Será que meu filho vai virar vegetariano?

Meu filho Pedro tem 6 anos e, até pouco tempo, era uma draga à mesa. Comia o que lhe aparecesse: rã, mexilhão, sardinha, javali, carneiro, coração de frango, caranguejo.

De uns meses para cá, o moleque tem ficado progressivamente seletivo.

Fazer o rapaz comer frango se tornou um suplício: ele tem nojo, se recusa a colocar o galináceo na boca.

Minha mulher e eu tentamos entender o fenômeno. Pedro nos disse que ficou impressionado com uma atividade de sua escolinha. Escolinha prafrentex, modernex, dá oficinas de culinária para a garotada.

Numa dessas oficinas, levaram um frango inteiro. Cru. Com a cavidade exposta e aquele saquinho MARA com coração, fígado e moela. Abriram e trincharam o penoso. Depois cozinharam e serviram à classe.

Pedro ficou particularmente horrorizado com o esquartejamento do galeto.

Semanas depois estivemos em um churrasco em que um peixe inteiro –uma corvina, se a memória não falha– foi assado espalmado, pregado aberto em uma tábua ao lado do fogo.

Pedrão não quis comer. E adicionou mais uma restrição alimentar à sua lista. Restrição ampla, no caso: engloba todos os seres que denominamos “peixe”, inclusive o atum enlatado.

Anteontem, ele deu um trabalhão para terminar o arroz de pato que eu praparei com amor, afeto e carinho.

O rol só faz aumentar. E obedece a um padrão: sua repulsa é dirigida aos alimentos de origem animal.

Estaria meu filho se tornando um vegetariano mirim?

Em caso positivo, de onde viria a motivação?

Certamente não vem de casa: aqui somos onívoros com forte pendor à carne. A escola, apesar de um tanto riponga, foi responsável pelo frango que detonou o comportamento. E não detectamos nenhuma conduta semelhante nos coleguinhas mais próximos ao Pedro.

Só pode ser o zeitgeist. O espírito do tempo.

Na minha infância –lá se vão 40 anos–, achávamos estranho quando o cardápio do jantar incluía lagarto ou patinho. Mas aí os adultos nos explicavam que eram apenas nomes dados a pedaços de carne de boi. Não se falava mais no assunto.

A violência e uma boa dose de crueldade eram normais no cotidiano das crianças. Víamos o Pica-Pau da TV quase virar almoço todos os dias. Os Três Porquinhos da Disney tinham retratos de presuntos e linguiças pendurados na parede de casa –seus finados familiares.

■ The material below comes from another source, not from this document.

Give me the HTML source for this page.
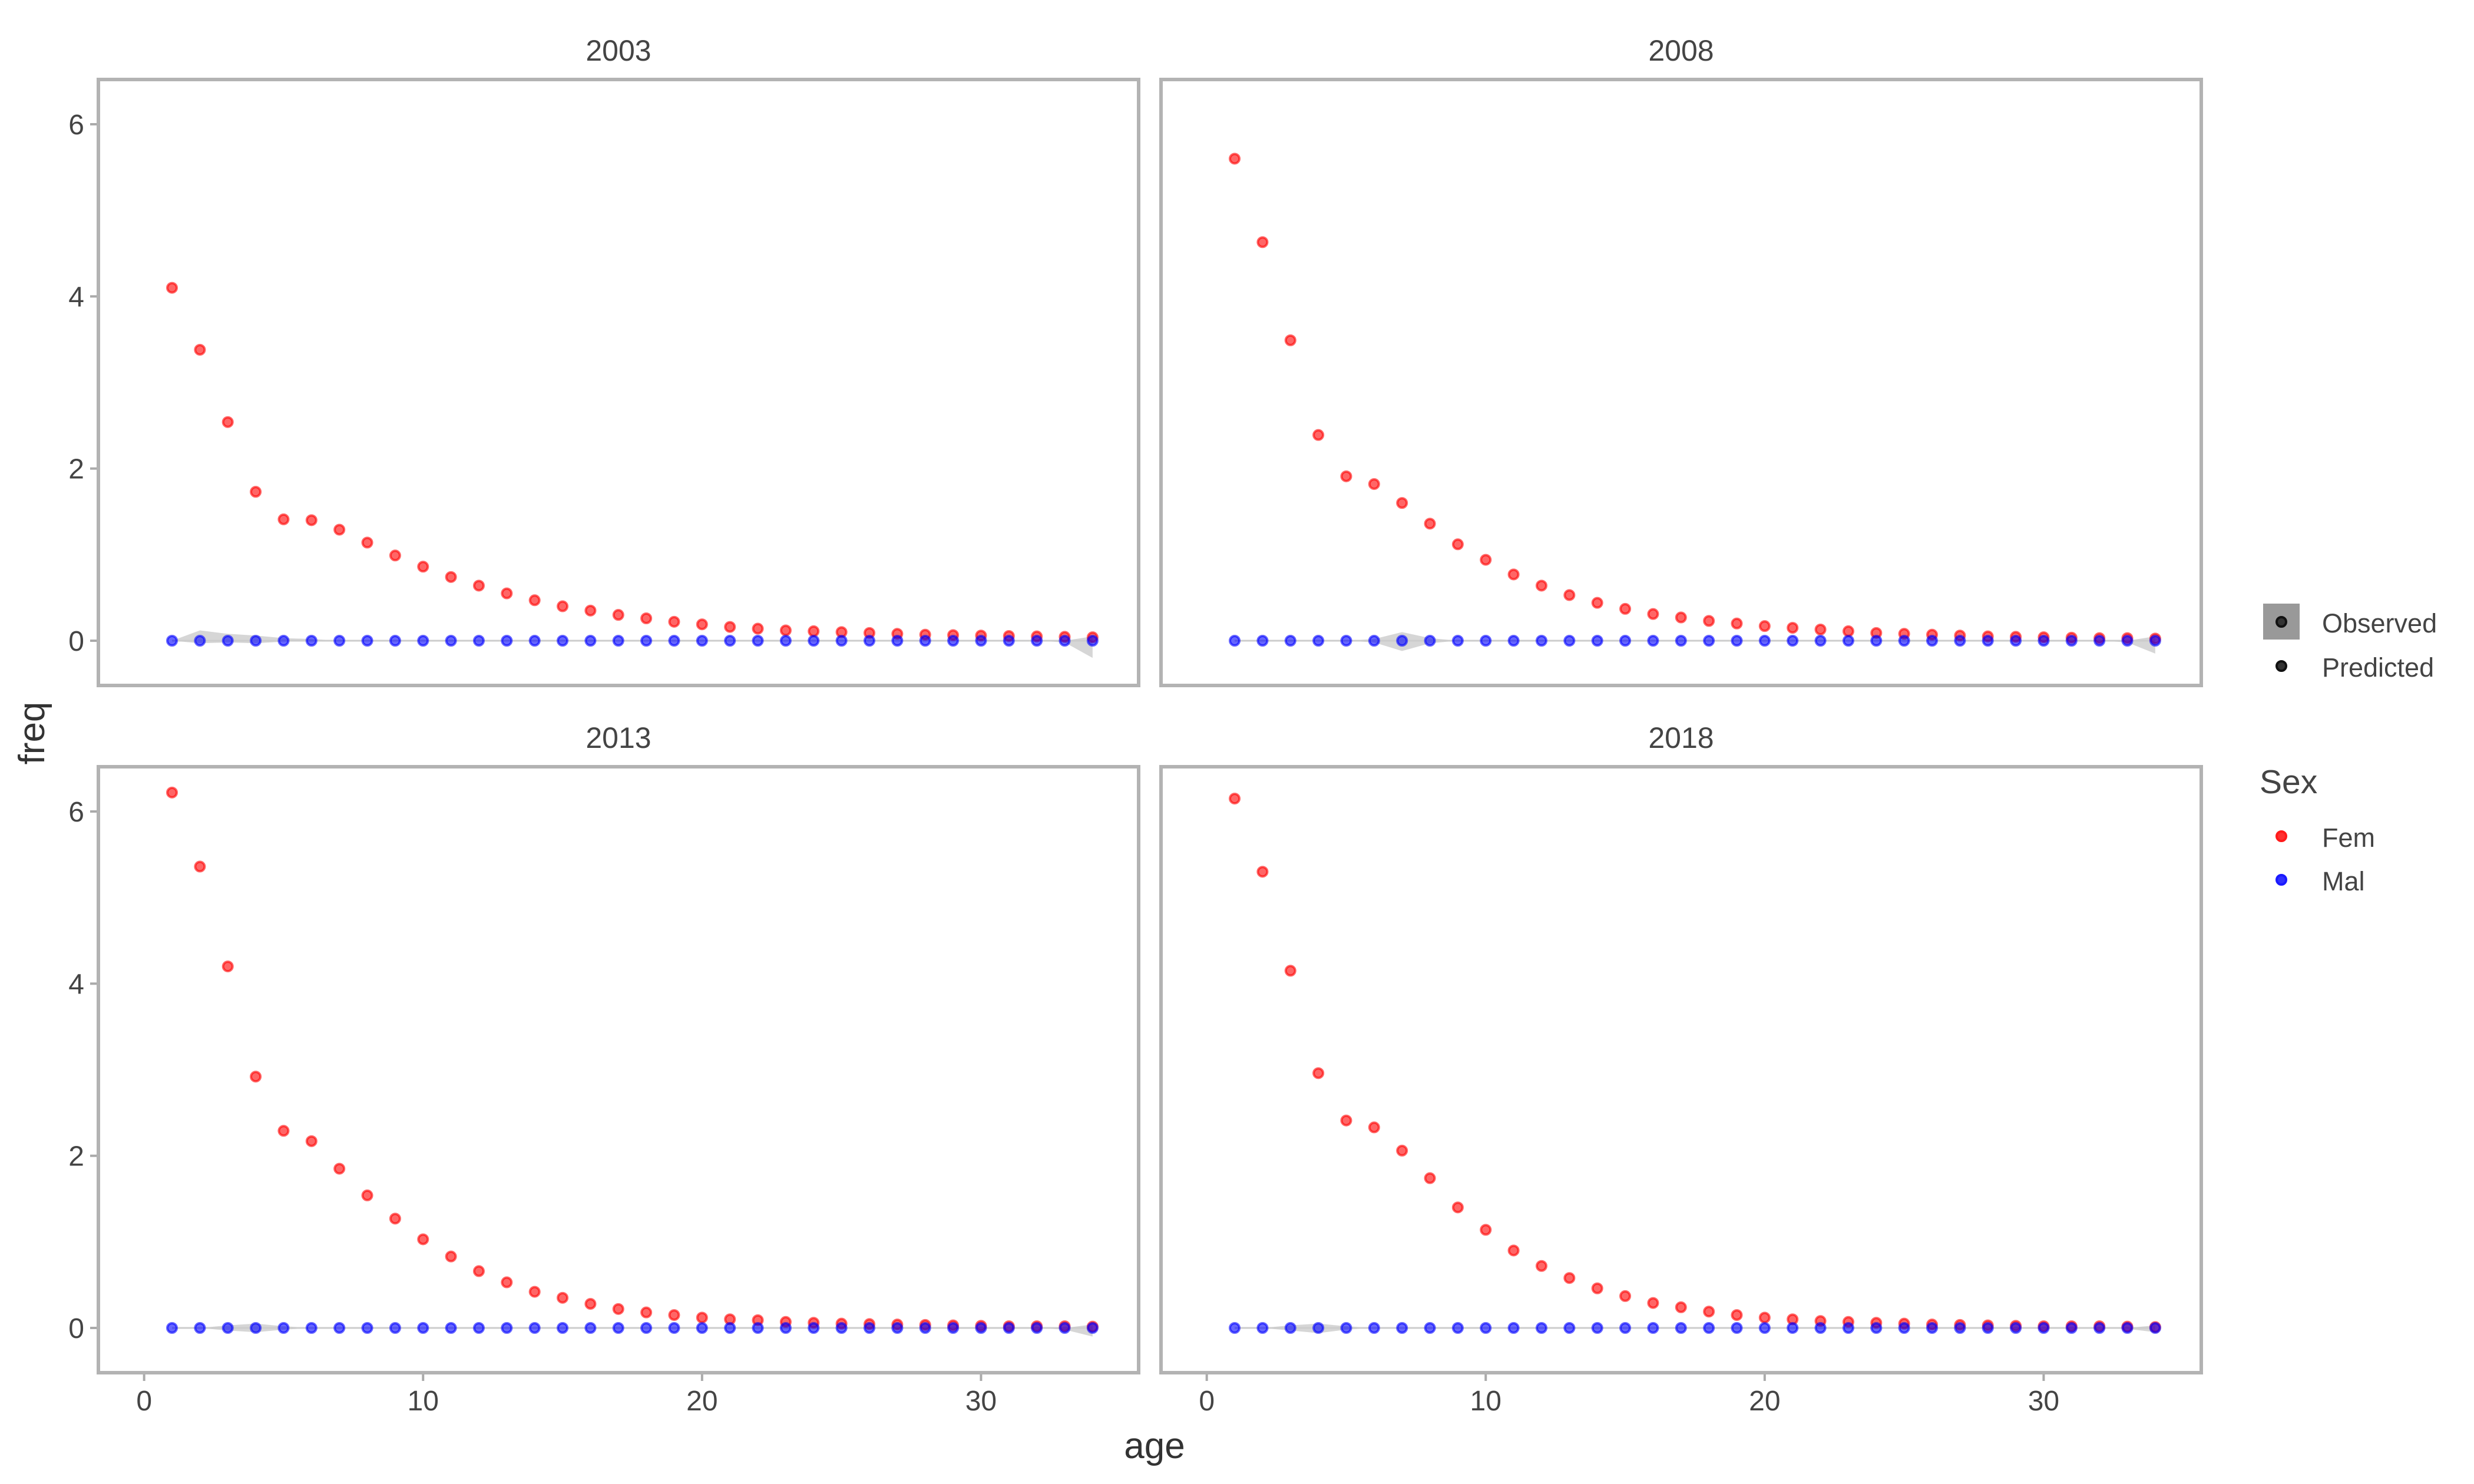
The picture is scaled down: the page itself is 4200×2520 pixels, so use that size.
<!DOCTYPE html>
<html><head><meta charset="utf-8"><title>Age frequency by sex</title>
<style>
html,body{margin:0;padding:0;background:#fff;}
svg{display:block;font-family:"Liberation Sans",Arial,sans-serif;}
</style></head>
<body>
<svg id="chart" width="4200" height="2520" viewBox="0 0 4200 2520" xmlns="http://www.w3.org/2000/svg">
<rect x="0" y="0" width="4200" height="2520" fill="#fff"/>
<text x="0" y="0" transform="translate(75,1245) rotate(-90)" text-anchor="middle" font-size="62" fill="#333">freq</text>
<text x="1960" y="2476" text-anchor="middle" font-size="62" fill="#333">age</text>
<g>
<rect x="3842" y="1025" width="62" height="61" fill="#999"/>
<circle cx="3873" cy="1056" r="8" fill="#333" stroke="#111" stroke-width="4"/>
<text x="3942" y="1074" font-size="45" fill="#444">Observed</text>
<circle cx="3873" cy="1131" r="8" fill="#333" stroke="#111" stroke-width="4"/>
<text x="3942" y="1149" font-size="45" fill="#444">Predicted</text>
</g>
<g>
<text x="3836" y="1347" font-size="57" fill="#444">Sex</text>
<circle cx="3873" cy="1420" r="8" fill="#ff3030" stroke="#ff1a1a" stroke-width="4"/>
<text x="3942" y="1438" font-size="45" fill="#444">Fem</text>
<circle cx="3873" cy="1494" r="8" fill="#3030ff" stroke="#1a1aff" stroke-width="4"/>
<text x="3942" y="1512" font-size="45" fill="#444">Mal</text>
</g>
</svg>
<script>
const years = ["2003","2008","2013","2018"];
const ages = [1,2,3,4,5,6,7,8,9,10,11,12,13,14,15,16,17,18,19,20,21,22,23,24,25,26,27,28,29,30,31,32,33,34];
const fem2003 = [4.10,3.38,2.54,1.73,1.41,1.40,1.29,1.14,0.99,0.86,0.74,0.64,0.55,0.47,0.40,0.35,0.30,0.26,0.22,0.19,0.16,0.14,0.12,0.11,0.10,0.09,0.08,0.07,0.065,0.06,0.055,0.05,0.045,0.04];
const fem2008 = [5.60,4.63,3.49,2.39,1.91,1.82,1.60,1.36,1.12,0.94,0.77,0.64,0.53,0.44,0.37,0.31,0.27,0.23,0.20,0.17,0.15,0.13,0.11,0.09,0.08,0.07,0.06,0.05,0.045,0.04,0.035,0.03,0.03,0.025];
const fem2013 = [6.22,5.36,4.20,2.92,2.29,2.17,1.85,1.54,1.27,1.03,0.83,0.66,0.53,0.42,0.35,0.28,0.22,0.18,0.15,0.12,0.10,0.09,0.07,0.06,0.05,0.045,0.04,0.035,0.03,0.025,0.02,0.02,0.02,0.015];
const fem2018 = [6.15,5.30,4.15,2.96,2.41,2.33,2.06,1.74,1.40,1.14,0.90,0.72,0.58,0.46,0.37,0.29,0.24,0.19,0.15,0.12,0.10,0.08,0.07,0.06,0.05,0.04,0.035,0.03,0.025,0.02,0.02,0.02,0.015,0.01];
const mal2003 = ages.map(()=>0);
const mal2008 = ages.map(()=>0);
const mal2013 = ages.map(()=>0);
const mal2018 = ages.map(()=>0);
const femSeries = [fem2003,fem2008,fem2013,fem2018];
const malSeries = [mal2003,mal2008,mal2013,mal2018];
const ribUp2003 = [0,0.12,0.08,0.06,0.03,0.02,0,0,0,0,0,0,0,0,0,0,0,0,0,0,0,0,0,0,0,0,0,0,0,0,0,0,0,0.05];
const ribLo2003 = [0,-0.03,-0.02,-0.03,-0.01,0,0,0,0,0,0,0,0,0,0,0,0,0,0,0,0,0,0,0,0,0,0,0,0,0,0,0,-0.02,-0.2];
const ribUp2008 = [0,0,0,0,0,0.02,0.1,0.03,0,0,0,0,0,0,0,0,0,0,0,0,0,0,0,0,0,0,0,0,0,0,0,0,0,0.05];
const ribLo2008 = [0,0,0,0,0,-0.02,-0.12,-0.03,0,0,0,0,0,0,0,0,0,0,0,0,0,0,0,0,0,0,0,0,0,0,0,0,-0.02,-0.15];
const ribUp2013 = [0,0,0.03,0.05,0.02,0,0,0,0,0,0,0,0,0,0,0,0,0,0,0,0,0,0,0,0,0,0,0,0,0,0,0,0,0.04];
const ribLo2013 = [0,0,-0.03,-0.05,-0.02,0,0,0,0,0,0,0,0,0,0,0,0,0,0,0,0,0,0,0,0,0,0,0,0,0,0,0,-0.02,-0.1];
const ribUp2018 = [0,0,0.03,0.05,0.02,0,0,0,0,0,0,0,0,0,0,0,0,0,0,0,0,0,0,0,0,0,0,0,0,0,0,0,0,0.03];
const ribLo2018 = [0,0,-0.03,-0.06,-0.02,0,0,0,0,0,0,0,0,0,0,0,0,0,0,0,0,0,0,0,0,0,0,0,0,0,0,0,-0.01,-0.05];
const ribUps = [ribUp2003,ribUp2008,ribUp2013,ribUp2018];
const ribLos = [ribLo2003,ribLo2008,ribLo2013,ribLo2018];
const yTicks = [0,2,4,6];
const xTicks = [0,10,20,30];

const NS = "http://www.w3.org/2000/svg";
const svg = document.getElementById("chart");
function mk(tag, attrs, parent){const e=document.createElementNS(NS,tag);for(const k in attrs)e.setAttribute(k,attrs[k]);(parent||svg).appendChild(e);return e;}

const panelW = 1766, panelH = 1029;
const lefts = [167,1971], tops = [135,1302];
const xMin = -1.64, xMax = 35.65;
const yMin = -0.52, yMax = 6.52;

years.forEach((yr, i) => {
  const col = i % 2, row = Math.floor(i / 2);
  const L = lefts[col], T = tops[row];
  const xs = v => L + (v - xMin) / (xMax - xMin) * panelW;
  const ys = v => T + (yMax - v) / (yMax - yMin) * panelH;
  const g = mk("g", {});
  
  

  const title = mk("text", {x: L + panelW/2, y: T - 32, "text-anchor": "middle", "font-size": 50, fill: "#444"}, g);
  title.textContent = yr;
  
  

  if (col === 0) {
    yTicks.forEach(t => {
      const yy = ys(t);
      mk("line", {x1: L - 14, x2: L, y1: yy, y2: yy, stroke: "#aaa", "stroke-width": 4}, g);
      const tl = mk("text", {x: L - 24, y: yy + 17, "text-anchor": "end", "font-size": 48, fill: "#444"}, g);
      tl.textContent = t;
      
      
    });
  }
  if (row === 1) {
    xTicks.forEach(t => {
      const xx = xs(t);
      mk("line", {x1: xx, x2: xx, y1: T + panelH, y2: T + panelH + 14, stroke: "#aaa", "stroke-width": 4}, g);
      const tl = mk("text", {x: xx, y: T + panelH + 64, "text-anchor": "middle", "font-size": 48, fill: "#444"}, g);
      tl.textContent = t;
      
      
    });
  }

  const up = ribUps[i], lo = ribLos[i];
  let d = "";
  ages.forEach((a, k) => { d += (k ? "L" : "M") + xs(a) + "," + ys(up[k]); });
  for (let k = ages.length - 1; k >= 0; k--) d += "L" + xs(ages[k]) + "," + ys(lo[k]);
  const rib = mk("path", {d: d + "Z", fill: "#bbb", "fill-opacity": 0.6}, g);
  
  

  const pl = mk("path", {d: ages.map((a,k)=>(k?"L":"M")+xs(a)+","+ys(malSeries[i][k])).join(""), fill:"none", stroke:"#ccc", "stroke-width":3}, g);
  
  

  femSeries[i].forEach((v, k) => {
    const c = mk("circle", {cx: xs(ages[k]), cy: ys(v), r: 8, fill: "rgba(255,0,0,0.6)", stroke: "rgba(255,0,0,0.6)", "stroke-width": 4}, g);
    
    
  });
  malSeries[i].forEach((v, k) => {
    const c = mk("circle", {cx: xs(ages[k]), cy: ys(v), r: 8, fill: "rgba(0,0,255,0.6)", stroke: "rgba(0,0,255,0.6)", "stroke-width": 4}, g);
    
    
  });

  const border = mk("rect", {x: L, y: T, width: panelW, height: panelH, fill: "none", stroke: "#b3b3b3", "stroke-width": 6}, g);
  
  
});
</script>
</body></html>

O pediatra do Pedro matou a charada: as crianças de hoje são criadas em uma redoma protetora. Essa bolha vem sendo construída pelo menos desde o pós-guerra –minha geração já foi poupada dos horrores canibais dos textos originais dos contos de fada.

Hoje a raposa é amiga do ganso, que vai passear com o coelho e o lobo. Os vampiros infantis da Netflix são gente finíssima. A maldade foi eliminada do imaginário infantil.

Num universo assim, como não refletir sobre a brutalidade intrínseca ao abate animal?

O vegetarianismo parece ser uma tendência irreversível na parcela instruída da população jovem. Não sei bem o que pensar disso. Eu tenho forte antipatia contra a militância vegana –perversa como qualquer ideologia totalitária. Mas nada contra quem pratica a dieta vegetariana sem incomodar os outros.

Marcelo Leite descreveu, em artigo publicado hoje, o próprio dilema em relação ao vegetarianismo. Ele não adere à dieta porque sente falta de comer carne –a evolução nos fez onívoros. Mas, dos pontos de vista ambiental e ético, a produção de proteína animal é uma lambança injustificável. Pelo menos do jeito que funciona hoje o sistema.

Se o meu menino for virar vegetariano, amém. Espero que o mundo dele seja melhor do que o nosso.